* **Work to complete**: Can you transcribe the data exactly? Leave the pictures out.

* **Supplied data**:
============================================================

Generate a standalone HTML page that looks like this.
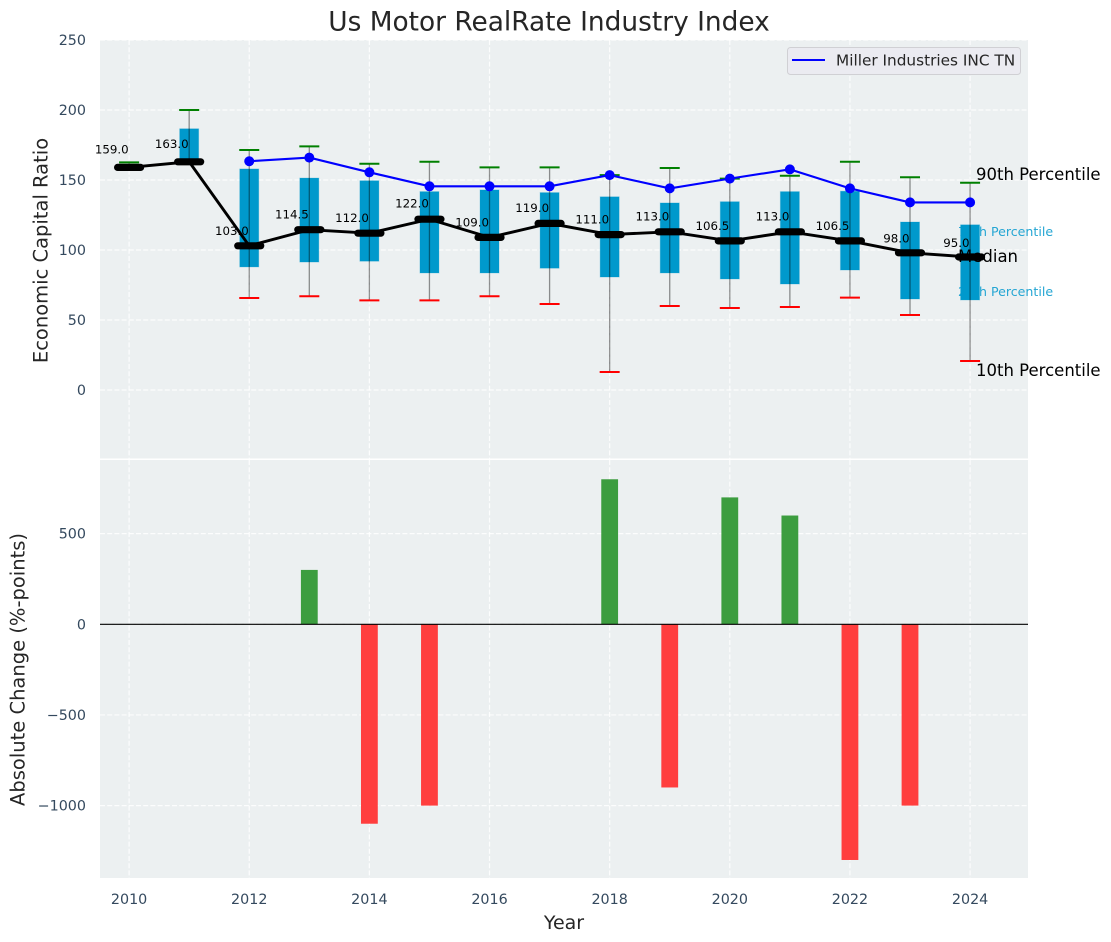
<!DOCTYPE html>
<html lang="en">
<head>
<meta charset="utf-8">
<title>Us Motor RealRate Industry Index</title>
<style>
html,body{margin:0;padding:0;background:#fff;width:1111px;height:942px;overflow:hidden}
svg{display:block}
text{font-family:"DejaVu Sans","Liberation Sans",sans-serif}
</style>
</head>
<body>
<svg id="chart" xmlns="http://www.w3.org/2000/svg" width="1111" height="942" viewBox="0 0 1111 942">
  <rect x="0" y="0" width="1111" height="942" fill="#ffffff"/>
  <rect x="100" y="40" width="928" height="418.5" fill="#ecf0f1"/>
  <rect x="100" y="460" width="928" height="418" fill="#ecf0f1"/>
  <g id="grid"></g>
  <g id="annotations-under">
    <text x="958" y="236" font-size="12.6" fill="#25a6d3">75th Percentile</text>
    <text x="958" y="296" font-size="12.6" fill="#25a6d3">25th Percentile</text>
  </g>
  <g id="boxes"></g>
  <g id="annotations-over">
    <text x="976" y="180" font-size="16.5" fill="#000">90th Percentile</text>
    <text x="976" y="376" font-size="16.5" fill="#000">10th Percentile</text>
    <text x="958" y="262" font-size="16.5" fill="#000">Median</text>
  </g>
  <g id="whiskers"></g>
  <g id="company"></g>
  <g id="median"></g>
  <g id="bars"></g>
  <g id="ticks"></g>

  <text x="549" y="30.5" font-size="26.4" fill="#262626" text-anchor="middle">Us Motor RealRate Industry Index</text>
  <text x="564" y="929" font-size="19" fill="#262626" text-anchor="middle">Year</text>
  <text transform="translate(47.5,250.5) rotate(-90)" font-size="19.5" fill="#262626" text-anchor="middle">Economic Capital Ratio</text>
  <text transform="translate(24.5,669.5) rotate(-90)" font-size="19.5" fill="#262626" text-anchor="middle">Absolute Change (%-points)</text>

  <g>
    <rect x="787.5" y="47.5" width="233" height="27" rx="3" fill="#ebebf1" stroke="#d0d0d4" stroke-width="1"/>
    <line x1="792" y1="60" x2="825" y2="60" stroke="#0000ff" stroke-width="2"/>
    <text x="836" y="65.5" font-size="15.3" fill="#262626">Miller Industries INC TN</text>
  </g>
</svg>
<script>
const years = [2010,2011,2012,2013,2014,2015,2016,2017,2018,2019,2020,2021,2022,2023,2024];
const medians = [159,163,103,114.5,112,122,109,119,111,113,106.5,113,106.5,98,95];
const p90 = [162.6,200,171.4,174,161.6,163,159,159,153.5,158.6,151,153,163,152,148];
const p75 = [160,186.6,157.9,151.4,149.5,141.7,142.9,141,138,133.6,134.5,141.7,142,120,118];
const p25 = [158,163,87.9,91.4,92,83.6,83.6,87,80.7,83.6,79.3,75.7,85.7,65,64.3];
const p10 = [159,163,65.7,67,64,64,67,61.4,12.9,60,58.6,59.3,66,53.6,20.7];
const company = [null,null,163.4,166,155.5,145.5,145.5,145.5,153.5,144,151,157.6,144,134,134];
const changes = [null,null,null,300,-1100,-1000,null,null,800,-900,700,600,-1300,-1000,null];
const xTickLabels = [2010,2012,2014,2016,2018,2020,2022,2024];
const topTickLabels = [0,50,100,150,200,250];
const bottomTickLabels = [-1000,-500,0,500];

const NS = 'http://www.w3.org/2000/svg';
const xScale = v => 129.1 + 60.07 * (v - 2010);
const yTop = v => 390 - 1.4 * v;
const yBottom = v => 624.3 - 0.1813 * v;
const medianLabelY = v => yTop(v) - 1.4 * (6 + 0.04 * v) + 3.5;

function make(parentId, tag, attrs, content) {
  const node = document.createElementNS(NS, tag);
  for (const k in attrs) node.setAttribute(k, attrs[k]);
  if (content !== undefined) node.textContent = content;
  document.getElementById(parentId).appendChild(node);
  return node;
}
const gridStyle = {stroke:'#ffffff','stroke-width':1.2,'stroke-dasharray':'5 2.2','stroke-opacity':0.85};

xTickLabels.forEach(t => {
  const x = xScale(t);
  const a = make('grid','line',{x1:x,x2:x,y1:40,y2:458.5,...gridStyle});
  
  
  const b = make('grid','line',{x1:x,x2:x,y1:460,y2:878,...gridStyle});
  
  
  const l = make('ticks','text',{x:x,y:904,'font-size':14.3,fill:'#34495e','text-anchor':'middle'},String(t));
  
  
});
topTickLabels.forEach(t => {
  const y = yTop(t);
  const a = make('grid','line',{x1:100,x2:1028,y1:y,y2:y,...gridStyle});
  
  
  const l = make('ticks','text',{x:86,y:y+5,'font-size':14.3,fill:'#34495e','text-anchor':'end'},String(t));
  
  
});
bottomTickLabels.forEach(t => {
  const y = yBottom(t);
  const a = make('grid','line',{x1:100,x2:1028,y1:y,y2:y,...gridStyle});
  
  
  const l = make('ticks','text',{x:86,y:y+5,'font-size':14.3,fill:'#34495e','text-anchor':'end'},String(t).replace('-','\u2212'));
  
  
});

years.forEach((yr, i) => {
  const x = xScale(yr);
  const box = make('boxes','rect',{x:x-9.5,y:yTop(p75[i]),width:19,height:yTop(p25[i])-yTop(p75[i]),fill:'#0099cc',stroke:'#0099cc','stroke-opacity':0.25,'stroke-width':1});
  
  
  const w = make('whiskers','line',{x1:x,x2:x,y1:yTop(p90[i]),y2:yTop(p10[i]),stroke:'#000','stroke-opacity':0.42,'stroke-width':1.3});
  
  
  const hi = make('whiskers','line',{x1:x-10,x2:x+10,y1:yTop(p90[i]),y2:yTop(p90[i]),stroke:'#008000','stroke-width':2});
  
  
  const lo = make('whiskers','line',{x1:x-10,x2:x+10,y1:yTop(p10[i]),y2:yTop(p10[i]),stroke:'#ff0000','stroke-width':2});
  
  
});

const companyPoints = years.map((yr,i) => company[i] === null ? null : [xScale(yr), yTop(company[i])]).filter(Boolean);
const companyLine = make('company','polyline',{points:companyPoints.map(p=>p.join(',')).join(' '),fill:'none',stroke:'#0000ff','stroke-width':2.1});


companyPoints.forEach(p => {
  const c = make('company','circle',{cx:p[0],cy:p[1],r:5,fill:'#0000ff'});
  
  
});

const medianLine = make('median','polyline',{points:years.map((yr,i)=>xScale(yr)+','+yTop(medians[i])).join(' '),fill:'none',stroke:'#000','stroke-width':2.9});


years.forEach((yr,i) => {
  const x = xScale(yr), y = yTop(medians[i]);
  const m = make('median','line',{x1:x-11.5,x2:x+11.5,y1:y,y2:y,stroke:'#000','stroke-width':7.2,'stroke-linecap':'round'});
  
  
  const t = make('median','text',{x:x-0.5,y:medianLabelY(medians[i]),'font-size':11.8,fill:'#000','text-anchor':'end'},medians[i].toFixed(1));
  
  
});

years.forEach((yr,i) => {
  if (changes[i] === null) return;
  const x = xScale(yr), y0 = yBottom(0), y1 = yBottom(changes[i]);
  const b = make('bars','rect',{x:x-8.4,y:Math.min(y0,y1),width:16.8,height:Math.abs(y1-y0),fill:changes[i]>0?'#3c9d3f':'#ff3e3e'});
  
  
});
const zero = make('bars','line',{x1:100,x2:1028,y1:yBottom(0),y2:yBottom(0),stroke:'#000','stroke-width':1.2});


</script>
</body>
</html>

============================================================

* **The response**:
Generate a standalone HTML page that looks like this.
<!DOCTYPE html>
<html lang="en">
<head>
<meta charset="utf-8">
<title>Us Motor RealRate Industry Index</title>
<style>
html,body{margin:0;padding:0;background:#fff;width:1111px;height:942px;overflow:hidden}
svg{display:block}
text{font-family:"DejaVu Sans","Liberation Sans",sans-serif}
</style>
</head>
<body>
<svg id="chart" xmlns="http://www.w3.org/2000/svg" width="1111" height="942" viewBox="0 0 1111 942">
  <rect x="0" y="0" width="1111" height="942" fill="#ffffff"/>
  <rect x="100" y="40" width="928" height="418.5" fill="#ecf0f1"/>
  <rect x="100" y="460" width="928" height="418" fill="#ecf0f1"/>
  <g id="grid"></g>
  <g id="annotations-under">
    <text x="958" y="236" font-size="12.6" fill="#25a6d3">75th Percentile</text>
    <text x="958" y="296" font-size="12.6" fill="#25a6d3">25th Percentile</text>
  </g>
  <g id="boxes"></g>
  <g id="annotations-over">
    <text x="976" y="180" font-size="16.5" fill="#000">90th Percentile</text>
    <text x="976" y="376" font-size="16.5" fill="#000">10th Percentile</text>
    <text x="958" y="262" font-size="16.5" fill="#000">Median</text>
  </g>
  <g id="whiskers"></g>
  <g id="company"></g>
  <g id="median"></g>
  <g id="bars"></g>
  <g id="ticks"></g>

  <text x="549" y="30.5" font-size="26.4" fill="#262626" text-anchor="middle">Us Motor RealRate Industry Index</text>
  <text x="564" y="929" font-size="19" fill="#262626" text-anchor="middle">Year</text>
  <text transform="translate(47.5,250.5) rotate(-90)" font-size="19.5" fill="#262626" text-anchor="middle">Economic Capital Ratio</text>
  <text transform="translate(24.5,669.5) rotate(-90)" font-size="19.5" fill="#262626" text-anchor="middle">Absolute Change (%-points)</text>

  <g>
    <rect x="787.5" y="47.5" width="233" height="27" rx="3" fill="#ebebf1" stroke="#d0d0d4" stroke-width="1"/>
    <line x1="792" y1="60" x2="825" y2="60" stroke="#0000ff" stroke-width="2"/>
    <text x="836" y="65.5" font-size="15.3" fill="#262626">Miller Industries INC TN</text>
  </g>
</svg>
<script>
const years = [2010,2011,2012,2013,2014,2015,2016,2017,2018,2019,2020,2021,2022,2023,2024];
const medians = [159,163,103,114.5,112,122,109,119,111,113,106.5,113,106.5,98,95];
const p90 = [162.6,200,171.4,174,161.6,163,159,159,153.5,158.6,151,153,163,152,148];
const p75 = [160,186.6,157.9,151.4,149.5,141.7,142.9,141,138,133.6,134.5,141.7,142,120,118];
const p25 = [158,163,87.9,91.4,92,83.6,83.6,87,80.7,83.6,79.3,75.7,85.7,65,64.3];
const p10 = [159,163,65.7,67,64,64,67,61.4,12.9,60,58.6,59.3,66,53.6,20.7];
const company = [null,null,163.4,166,155.5,145.5,145.5,145.5,153.5,144,151,157.6,144,134,134];
const changes = [null,null,null,300,-1100,-1000,null,null,800,-900,700,600,-1300,-1000,null];
const xTickLabels = [2010,2012,2014,2016,2018,2020,2022,2024];
const topTickLabels = [0,50,100,150,200,250];
const bottomTickLabels = [-1000,-500,0,500];

const NS = 'http://www.w3.org/2000/svg';
const xScale = v => 129.1 + 60.07 * (v - 2010);
const yTop = v => 390 - 1.4 * v;
const yBottom = v => 624.3 - 0.1813 * v;
const medianLabelY = v => yTop(v) - 1.4 * (6 + 0.04 * v) + 3.5;

function make(parentId, tag, attrs, content) {
  const node = document.createElementNS(NS, tag);
  for (const k in attrs) node.setAttribute(k, attrs[k]);
  if (content !== undefined) node.textContent = content;
  document.getElementById(parentId).appendChild(node);
  return node;
}
const gridStyle = {stroke:'#ffffff','stroke-width':1.2,'stroke-dasharray':'5 2.2','stroke-opacity':0.85};

xTickLabels.forEach(t => {
  const x = xScale(t);
  const a = make('grid','line',{x1:x,x2:x,y1:40,y2:458.5,...gridStyle});
  
  
  const b = make('grid','line',{x1:x,x2:x,y1:460,y2:878,...gridStyle});
  
  
  const l = make('ticks','text',{x:x,y:904,'font-size':14.3,fill:'#34495e','text-anchor':'middle'},String(t));
  
  
});
topTickLabels.forEach(t => {
  const y = yTop(t);
  const a = make('grid','line',{x1:100,x2:1028,y1:y,y2:y,...gridStyle});
  
  
  const l = make('ticks','text',{x:86,y:y+5,'font-size':14.3,fill:'#34495e','text-anchor':'end'},String(t));
  
  
});
bottomTickLabels.forEach(t => {
  const y = yBottom(t);
  const a = make('grid','line',{x1:100,x2:1028,y1:y,y2:y,...gridStyle});
  
  
  const l = make('ticks','text',{x:86,y:y+5,'font-size':14.3,fill:'#34495e','text-anchor':'end'},String(t).replace('-','\u2212'));
  
  
});

years.forEach((yr, i) => {
  const x = xScale(yr);
  const box = make('boxes','rect',{x:x-9.5,y:yTop(p75[i]),width:19,height:yTop(p25[i])-yTop(p75[i]),fill:'#0099cc',stroke:'#0099cc','stroke-opacity':0.25,'stroke-width':1});
  
  
  const w = make('whiskers','line',{x1:x,x2:x,y1:yTop(p90[i]),y2:yTop(p10[i]),stroke:'#000','stroke-opacity':0.42,'stroke-width':1.3});
  
  
  const hi = make('whiskers','line',{x1:x-10,x2:x+10,y1:yTop(p90[i]),y2:yTop(p90[i]),stroke:'#008000','stroke-width':2});
  
  
  const lo = make('whiskers','line',{x1:x-10,x2:x+10,y1:yTop(p10[i]),y2:yTop(p10[i]),stroke:'#ff0000','stroke-width':2});
  
  
});

const companyPoints = years.map((yr,i) => company[i] === null ? null : [xScale(yr), yTop(company[i])]).filter(Boolean);
const companyLine = make('company','polyline',{points:companyPoints.map(p=>p.join(',')).join(' '),fill:'none',stroke:'#0000ff','stroke-width':2.1});


companyPoints.forEach(p => {
  const c = make('company','circle',{cx:p[0],cy:p[1],r:5,fill:'#0000ff'});
  
  
});

const medianLine = make('median','polyline',{points:years.map((yr,i)=>xScale(yr)+','+yTop(medians[i])).join(' '),fill:'none',stroke:'#000','stroke-width':2.9});


years.forEach((yr,i) => {
  const x = xScale(yr), y = yTop(medians[i]);
  const m = make('median','line',{x1:x-11.5,x2:x+11.5,y1:y,y2:y,stroke:'#000','stroke-width':7.2,'stroke-linecap':'round'});
  
  
  const t = make('median','text',{x:x-0.5,y:medianLabelY(medians[i]),'font-size':11.8,fill:'#000','text-anchor':'end'},medians[i].toFixed(1));
  
  
});

years.forEach((yr,i) => {
  if (changes[i] === null) return;
  const x = xScale(yr), y0 = yBottom(0), y1 = yBottom(changes[i]);
  const b = make('bars','rect',{x:x-8.4,y:Math.min(y0,y1),width:16.8,height:Math.abs(y1-y0),fill:changes[i]>0?'#3c9d3f':'#ff3e3e'});
  
  
});
const zero = make('bars','line',{x1:100,x2:1028,y1:yBottom(0),y2:yBottom(0),stroke:'#000','stroke-width':1.2});


</script>
</body>
</html>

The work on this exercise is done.